Las Vegas Sun

April 20, 2024

Lawmakers to get at the root of all evil

Let me warn you upfront: Most of you will not immediately be interested in this topic, and that’s just the way the elected officials want it.

But you should be interested, so don’t go away just yet. Here’s why:

Money is not the mother’s milk of politics; it is a noxious potion that turns corrupt politicians into more corrupt politicians, that induces susceptible politicians to become unduly influenced politicians. It is like a polluting virus introduced into the stream, with the effect of the infection concomitant with the tolerance levels of those swimming in the body politic.

After decades of watching all of the attempts at campaign finance reform — strictures of all kinds from McCain-Feingold to caps of varying sizes — I have concluded that the only cure for the contribution virus is transparency. I have long advocated that disclosing contributions within a reasonable period — 48 hours, a few days? — and preferably on the Internet would do more than any single reform in healing a political system afflicted less by corruption than by subtle venality.

Secretary of State Ross Miller, like other chief elections officers before him, wants to fix — or at least begin to fix — a system that regularly lands Nevada in the cellar of transparency reporting groups. So he has proposed reforms that, while suffused with common sense and wisdom, are meeting resistance in the political cesspool known as the Legislative Building.

It is on these issues that even the most diligent and admirable members of the Gang of 63 lose any respect because their self-perpetuation gland seems to secrete an enzyme that turns them into an incumbent-protection cabal. And they are at it again.

Let me give you a couple of examples of what lawmakers seem to think is kosher behavior during campaigns:

Without disclosure until after it is too late to do anything, an incumbent can receive tens of thousands of dollars from those who stand to benefit the most from the election’s result. Don’t you think you should know if a labor organization or business entity is funneling tons of cash to a politician in the last week to pay for propaganda disseminated in mailboxes or on television?

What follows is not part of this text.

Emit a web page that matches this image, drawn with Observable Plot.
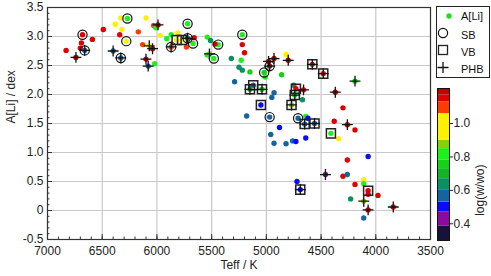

Miller’s measure, Assembly Bill 82, would change that. It would force candidates to file within 48 hours contributions of $1,000 or more received close to an election. Frankly, I see no reason why that 48-hour rule should not be applied all year long. Can you imagine how behavior of contributors and recipients alike would change if such a law were in effect? Would local government officials take contributions in proximity to votes? Of course I am not naive. Crooks will always find a way — refusing to report contributions, for example. But there could be no better deterrent to bad behavior than this provision.

If candidates are not required to file their campaign reports electronically, it makes it much more difficult for the Fourth Estate or others to search the documents and report on what is there. And that’s just how the incumbents like it.

Miller’s legislation would force candidates to file electronically, which met with shrieks from lawmakers who spoke up for the Luddites out there and wailed that good people would not run.

“I don’t like to deter people from running,” said GOP Assemblyman James Settelmeyer of Gardnerville, where apparently there are no computers or Internet connections available.

And, yes, we should not deter good people from running by forcing candidates to adapt to reasonable transparency requirements. After all, if we can’t keep the quality level up to that of the current Mensa crew in the capital, what would happen to our fair state?

Ultimately, the Assembly panel agreed to the electronic filing recruitment, but not until 2011. By then, perhaps, rural Nevada will have discovered Wi-Fi.

Alas, the committee gutted the bill, removing the supposedly onerous disclosure provisions. And what Miller has proposed, among the reforms in AB82, doesn’t even address the pathetic campaign reporting requirements that allow candidates eight months of collecting donations before they have to file their first report. If you want to know the primary reason special interests hold sway and destructive laws are passed, this is it.

What lawmakers and other politicians are counting on is that you just don’t care about this abstruse stuff and that you haven’t even made it this far in the column. If you haven’t, and if you do nothing to pressure lawmakers to pass Miller’s reforms, they will win and you will lose.